Am Flughafen sah er, dass Joes Flug pünktlich landen würde, ein Wunder, wenn man bedachte, dass es ein internationaler Flug war. Da er so früh dran war, hatte er noch Zeit, um zu Hause anzurufen. Beth nahm nach dem zweiten Klingeln ab.

»Ich hätte dich heute Morgen gut gebrauchen können«, sagte Carter.

Beth lachte. »Ich glaube, das ist nicht erlaubt.«

»Sollte es aber.«

»Wie war es? Sehr gruselig?«

»Ziemlich.«

»Ich weiß es zu schätzen, dass du hingegangen bist. Es bedeutet mir viel.«

»Na ja, das ist schließlich auch mein Projekt.«

»Ich weiß«, sagte sie leise. »Und wegen heute Morgen … Ich mache es wieder gut, wenn du nach Hause kommst.«

»Das könnte leichter gesagt als getan sein. Vergiss nicht, ich werde gut zweihundertfünfzig Pfund Italien im Gepäck haben.«

»Soll ich einkaufen gehen und etwas zu essen besorgen? Vielleicht ist er müde und will einfach nur ein ruhiges Abendessen zu Hause.«

Obwohl Carter nichts dazu sagen wollte, wusste er, dass Beths Vorstellung von einem ruhigen Abendessen zu Hause in leichter Kost bestand. Unmengen von Salaten und frischem Gemüse, mit vielleicht einer Hühnchenbrust ohne Kruste pro Person. Für Joe Russo waren das Appetithäppchen, und noch nicht einmal besonders verlockende.
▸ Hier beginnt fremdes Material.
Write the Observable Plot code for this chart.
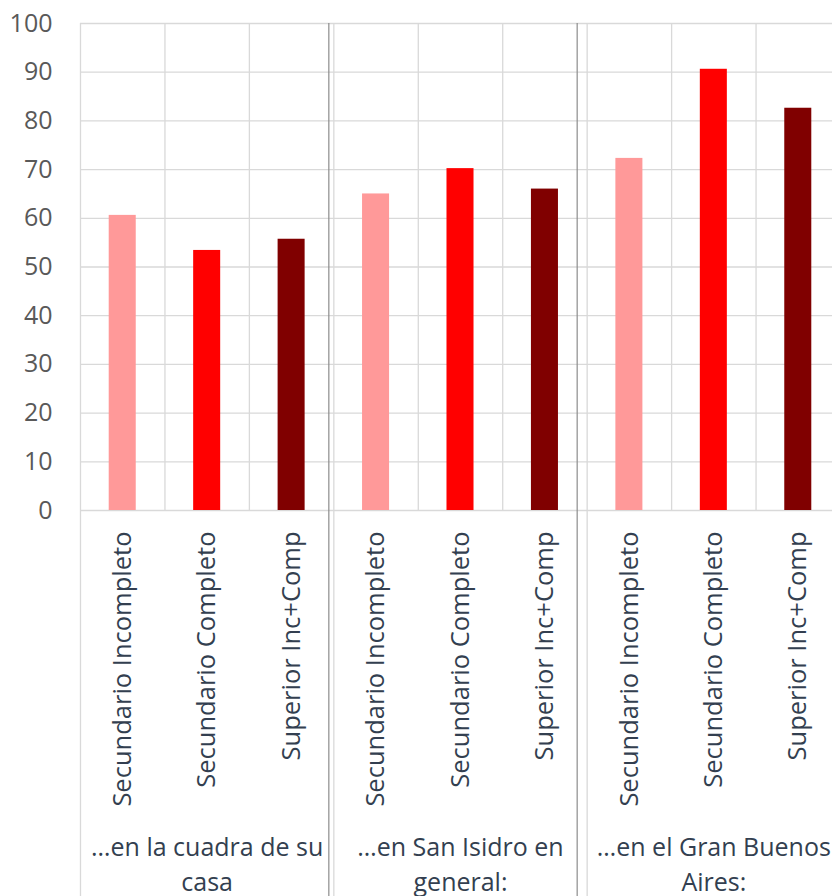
<!DOCTYPE html>
<html><head><meta charset="utf-8">
<script src="https://cdn.jsdelivr.net/npm/d3@7"></script>
<script src="https://cdn.jsdelivr.net/npm/@observablehq/plot@0.6"></script>
<style>
html,body{margin:0;padding:0;overflow:hidden;background:#fff;width:832px;height:896px}
#chart svg{display:block;max-width:none !important;height:896px !important}
</style></head><body><div id="chart"></div>
<script>
// ---- data ----
const groupLine1 = ["…en la cuadra de su", "…en San Isidro en", "…en el Gran Buenos"];
const groupLine2 = ["casa", "general:", "Aires:"];
const levels = ["Secundario Incompleto", "Secundario Completo", "Superior Inc+Comp"];
const colors = ["#FF9999", "#FF0000", "#800000"];
const valuesCuadra = [60.6, 53.4, 55.7];
const valuesSanIsidro = [65.0, 70.2, 66.0];
const valuesGBA = [72.3, 90.6, 82.6];
const yTicks = [0, 10, 20, 30, 40, 50, 60, 70, 80, 90, 100];

// ---- table built from the arrays ----
const seriesValues = [valuesCuadra, valuesSanIsidro, valuesGBA];
const rows = [];
seriesValues.forEach((vals, gi) => vals.forEach((v, li) => rows.push({i: gi * 3 + li, g: gi, level: levels[li], value: v})));
const groupsData = groupLine1.map((t, gi) => ({gi, l1: t, l2: groupLine2[gi]}));
const nCats = rows.length;
const boundaries = d3.range(0, nCats + 1);
const inner = boundaries.filter(b => b % 3 !== 0);
const outer = boundaries.filter(b => b % 3 === 0);

const W = 840, H = 896, mT = 23, mB = 386, mL = 80;
const FONT = "'Open Sans', sans-serif";

const chart = Plot.plot({
  width: W, height: H,
  marginTop: mT, marginBottom: mB, marginLeft: mL, marginRight: 0,
  style: {fontFamily: FONT, background: "#fff", overflow: "visible", maxWidth: "none"},
  x: {domain: [0, nCats], axis: null},
  y: {domain: [0, 100], axis: null},
  color: {domain: levels, range: colors},
  marks: [
    Plot.ruleY(yTicks, {stroke: "#d9d9d9", strokeWidth: 1.3}),
    Plot.ruleX(inner, {stroke: "#d9d9d9", strokeWidth: 1.3}),
    Plot.ruleX(outer, {stroke: "#d9d9d9", strokeWidth: 1.3, insetBottom: -mB}),
    Plot.ruleX([3], {stroke: "#8c8c8c", strokeWidth: 1.2, dx: -5, insetBottom: -mB}),
    Plot.ruleX([6], {stroke: "#8c8c8c", strokeWidth: 1.2, dx: -10, insetBottom: -mB}),
    Plot.rectY(rows, {x1: d => d.i + 0.34, x2: d => d.i + 0.66, y1: 0, y2: "value", fill: "level"}),
    Plot.text(yTicks, {x: 0, y: d => d, text: d => String(d), textAnchor: "end", dx: -28, fontSize: 25, fill: "#595959"}),
    Plot.text(rows, {x: d => d.i + 0.5, y: 0, text: "level", rotate: -90, textAnchor: "end", dy: 21, dx: 0, fontSize: 25.5, fill: "#333F50"}),
    Plot.text(groupsData, {x: d => d.gi * 3 + 1.5, y: 0, text: "l1", dy: 337, fontSize: 25, fill: "#333F50"}),
    Plot.text(groupsData, {x: d => d.gi * 3 + 1.5, y: 0, text: "l2", dy: 372, fontSize: 25, fill: "#333F50"})
  ]
});
document.getElementById("chart").appendChild(chart);
</script>
</body></html>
Nein, Carter hatte vor, mit ihm auszugehen, vielleicht in ein Steakhouse wie das Morton’s oder The Palm. »Lass uns sehen, wie er sich fühlt, wenn er ankommt.«

»Okay. Ich werde den ganzen Tag mal unterwegs und mal zu Hause sein.«

Carter hörte eine Ansage über Lautsprecher, irgendetwas über einen Alitaliaflug aus Rom, also verabschiedete er sich und ging zur Ankunftshalle. Nachdem er ewig gewartet hatte, sah er einen Schwung Passagiere, die aus der Gepäckausgabe und der Zollkontrolle herausströmten. Wie alle anderen Wartenden musste er hinter einer Glaswand ausharren und die Menge nach der einen Person absuchen, die er abholen wollte. Die Menschen um ihn herum sahen alle eindeutig italienisch aus, zumindest viele von ihnen, in ordentlich geschneiderten Anzügen, glänzenden Sonnenbrillen und kleinen polierten Lederschuhen. Eine Frau in einem Pelzmantel trug eine Gucci-Tasche, aus der neugierig ein winziger Hund hervorlugte.